Micallef: What’s in your hi-fi?
Frisell: It’s better than it used to be. Before, I had stuff from Goodwill. Now I have a decent separate amplifier, a Hafler Trans-Nova P3000 power amp that a friend in Boulder recommended, and a Hafler DH-110 preamplifier. I have a Yamaha KX-W202U cassette player and a Denon CDR-W1500 CD player. And I got really good speakers, a pair of ProAc Studio 100s. They’re ones that we’ve always used for mixing for many years. They’re small, but I’ve mixed all my records on those. And then I recently got a functioning Audio-Technica AT-LP120-USB Direct Drive turntable. This new record is coming out on vinyl.
Micallef: Do you prefer vinyl or CD?
Frisell: I remember when CD was new. I was with Paul Motian in Paris and we went to this store and they played us a CD and I thought, “Wow, this is incredible. There’s no noise.” Within a couple years, it was all CDs. I totally went for it. Then 10 years ago, I had this Deutsche Grammophon record of Stravinsky’s The Soldier’s Tale. I hadn’t listened to a record in so long. I played this Stravinsky record almost as an afterthought. And immediately I was like, “Oh man, we’ve been screwed. How did that happen? Why does this record sound so good?” The sound of the vinyl sort of enveloped me. It sounded so much better. And even though it was scratched, I was like, “Wow.” I realized we’d really been had.

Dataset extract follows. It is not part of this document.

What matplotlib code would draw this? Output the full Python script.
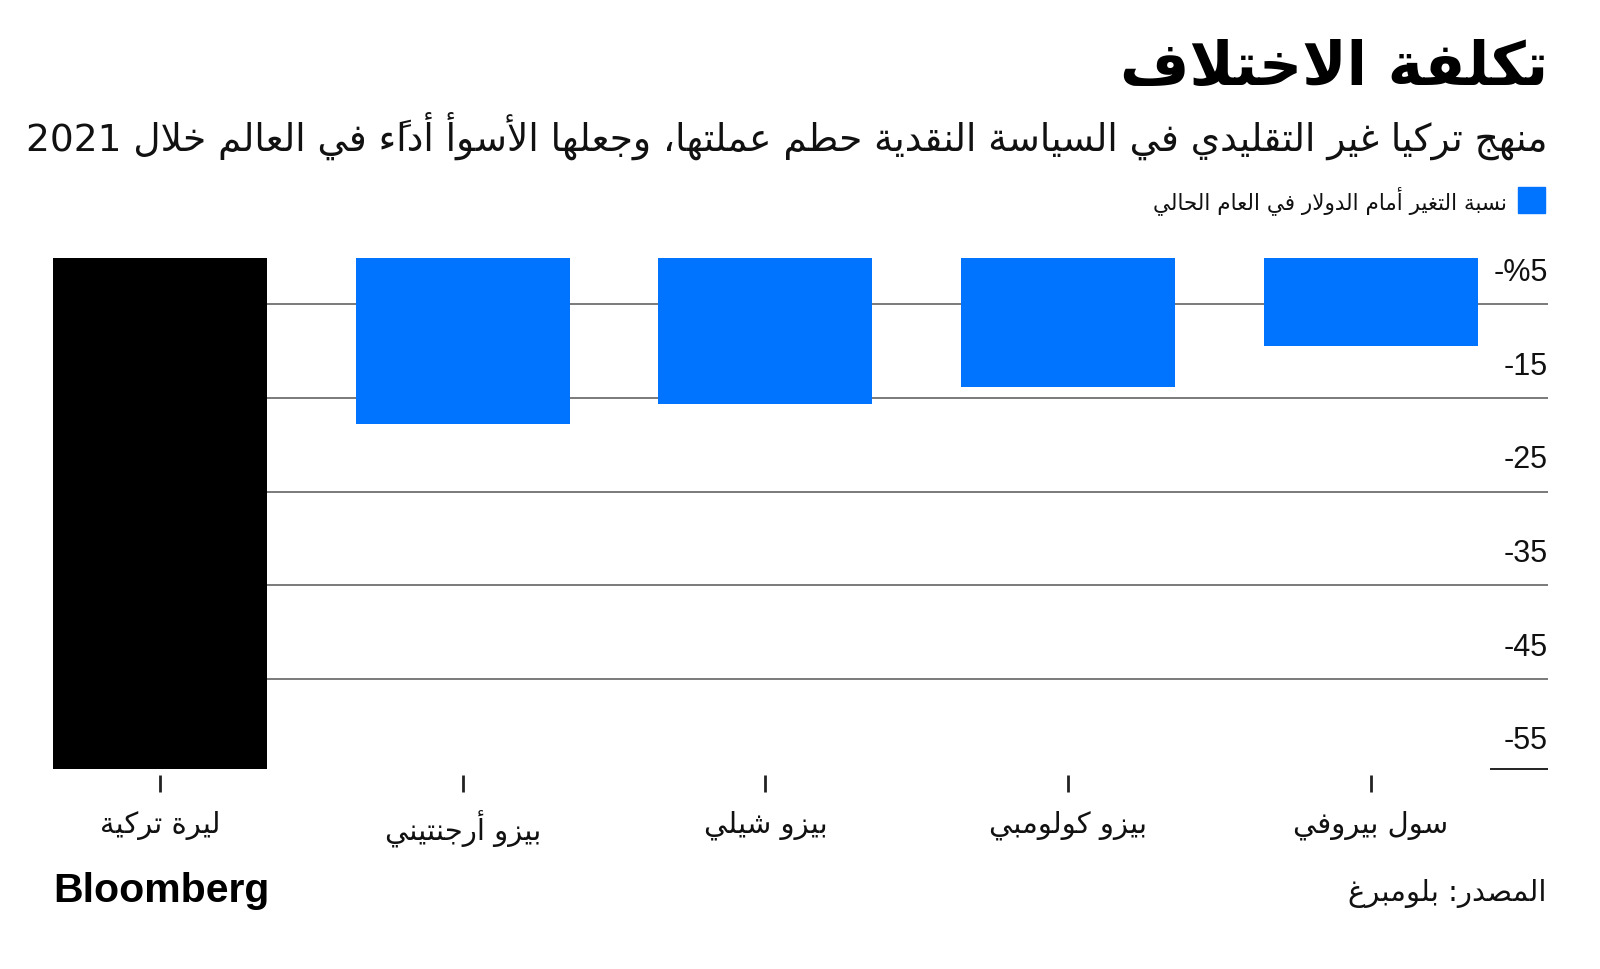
import numpy as np
import matplotlib
matplotlib.use("Agg")
from matplotlib import pyplot as plt
from matplotlib.patches import Rectangle
import matplotlib.transforms as mtransforms

# data
categories = ["ليرة تركية", "بيزو أرجنتيني", "بيزو شيلي", "بيزو كولومبي", "سول بيروفي"]
change = [-54.6, -17.8, -15.6, -13.8, -9.4]
bar_colors = ["#000000", "#0073ff", "#0073ff", "#0073ff", "#0073ff"]
grid_values = [-5, -15, -25, -35, -45, -55]
grid_labels = ["-%5", "-15", "-25", "-35", "-45", "-55"]

title = "تكلفة الاختلاف"
subtitle = "منهج تركيا غير التقليدي في السياسة النقدية حطم عملتها، وجعلها الأسوأ أداءً في العالم خلال 2021"
legend_text = "نسبة التغير أمام الدولار في العام الحالي"
source = "المصدر: بلومبرغ"

# --- tiny Arabic shaper (matplotlib has no text shaping) ---
FORMS = {
    'ء': (0xFE80, 1), 'آ': (0xFE81, 2), 'أ': (0xFE83, 2), 'ؤ': (0xFE85, 2),
    'إ': (0xFE87, 2), 'ئ': (0xFE89, 4), 'ا': (0xFE8D, 2), 'ب': (0xFE8F, 4),
    'ة': (0xFE93, 2), 'ت': (0xFE95, 4), 'ث': (0xFE99, 4), 'ج': (0xFE9D, 4),
    'ح': (0xFEA1, 4), 'خ': (0xFEA5, 4), 'د': (0xFEA9, 2), 'ذ': (0xFEAB, 2),
    'ر': (0xFEAD, 2), 'ز': (0xFEAF, 2), 'س': (0xFEB1, 4), 'ش': (0xFEB5, 4),
    'ص': (0xFEB9, 4), 'ض': (0xFEBD, 4), 'ط': (0xFEC1, 4), 'ظ': (0xFEC5, 4),
    'ع': (0xFEC9, 4), 'غ': (0xFECD, 4), 'ف': (0xFED1, 4), 'ق': (0xFED5, 4),
    'ك': (0xFED9, 4), 'ل': (0xFEDD, 4), 'م': (0xFEE1, 4), 'ن': (0xFEE5, 4),
    'ه': (0xFEE9, 4), 'و': (0xFEED, 2), 'ى': (0xFEEF, 2), 'ي': (0xFEF1, 4),
}
LAM_ALEF = {'آ': 0xFEF5, 'أ': 0xFEF7, 'إ': 0xFEF9, 'ا': 0xFEFB}
MARKS = set(chr(c) for c in range(0x064B, 0x0653))


def jtype(u):
    if len(u) == 2:
        return (True, False)
    if u in FORMS:
        n = FORMS[u][1]
        return (n >= 2, n == 4)
    return (False, False)


def shape(text):
    units = []
    i = 0
    while i < len(text):
        if text[i] == 'ل' and i + 1 < len(text) and text[i + 1] in LAM_ALEF:
            units.append(text[i:i + 2])
            i += 2
        else:
            units.append(text[i])
            i += 1
    res = []
    for k, u in enumerate(units):
        if u in MARKS:
            res.append(u)
            continue
        p = k - 1
        while p >= 0 and units[p] in MARKS:
            p -= 1
        q = k + 1
        while q < len(units) and units[q] in MARKS:
            q += 1
        jp, jn = jtype(u)
        a = jp and p >= 0 and jtype(units[p])[1]
        b = jn and q < len(units) and jtype(units[q])[0]
        if len(u) == 2:
            res.append(chr(LAM_ALEF[u[1]] + (1 if a else 0)))
        elif u in FORMS:
            off = {(False, False): 0, (True, False): 1, (False, True): 2, (True, True): 3}[(a, b)]
            res.append(chr(FORMS[u][0] + off))
        else:
            res.append(u)
    # clusters: base + following marks
    clusters = []
    for c in res:
        if c in MARKS and clusters:
            clusters[-1] += c
        else:
            clusters.append(c)
    # visual order: reverse, but keep latin/digit runs left-to-right
    clusters = clusters[::-1]
    out = []
    run = []
    for c in clusters:
        if c[0].isascii() and c[0].isalnum():
            run.append(c)
        else:
            out.extend(run[::-1])
            run = []
            out.append(c)
    out.extend(run[::-1])
    return "".join(out)


plt.rcParams['font.family'] = ['DejaVu Sans']

fig = plt.figure(figsize=(16, 9.7), dpi=100)
W, H = 1600, 970
ax = fig.add_axes([53 / W, (H - 775.5) / H, (1548 - 53) / W, (775.5 - 258.5) / H])

x = np.arange(len(categories))
ax.bar(x, change, width=0.707, color=bar_colors, zorder=3)
ax.set_xlim(-0.353, 4.585)
ax.set_ylim(-55.18, 0)

for v in grid_values[:-1]:
    ax.axhline(v, color="#7a7a7a", lw=1.4, zorder=1)
# short baseline at the bottom of the scale
ax.axhline(min(change), xmin=0.9617, xmax=1, color="#222222", lw=1.4, zorder=1)

trans = mtransforms.blended_transform_factory(ax.transAxes, ax.transData)
for v, lab in zip(grid_values, grid_labels):
    ax.text(1.0, v + 3.45, lab, transform=trans, ha="right", va="center",
            fontsize=22, family="Liberation Sans", color="#111111")

for s in ax.spines.values():
    s.set_visible(False)
ax.set_yticks([])
ax.set_xticks(x)
ax.set_xticklabels([shape(c) for c in categories], fontsize=21, color="#111111")
ax.tick_params(axis="x", length=12.5, width=2, color="#222222", pad=13)

# titles
fig.text(1548 / W, 1 - 69 / H, shape(title), ha="right", va="center",
         fontsize=43, fontweight="bold", color="black")
fig.text(1548 / W, 1 - 136 / H, shape(subtitle), ha="right", va="center",
         fontsize=27, color="#111111")

# legend
fig.patches.append(Rectangle((1518 / W, 1 - 214 / H), 27 / W, 26 / H,
                             transform=fig.transFigure, color="#0073ff"))
fig.text(1507 / W, 1 - 201 / H, shape(legend_text), ha="right", va="center",
         fontsize=15.5, color="#111111")

# footer
fig.text(53 / W, 1 - 891 / H, "Bloomberg", ha="left", va="center",
         fontsize=29.5, fontweight="bold", family="Liberation Sans", color="black")
fig.text(1546 / W, 1 - 894 / H, shape(source), ha="right", va="center",
         fontsize=21, color="#111111")

fig.savefig("out.png", dpi=100, facecolor="white")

The reality is I still miss the way we used to play records. I’m talking about 4050 years ago when I used to sit around with my friends, and we’d put on a record and it was an event. We’d all gather around the stereo, put on the new Miles Davis record, and just flip out. It was special. It was a sacred time focused entirely on one side of the record, then we’d turn it over and do it again. These days for me to be able to have enough time to sit there and listen, it doesn’t happen as often as it used to. I miss that.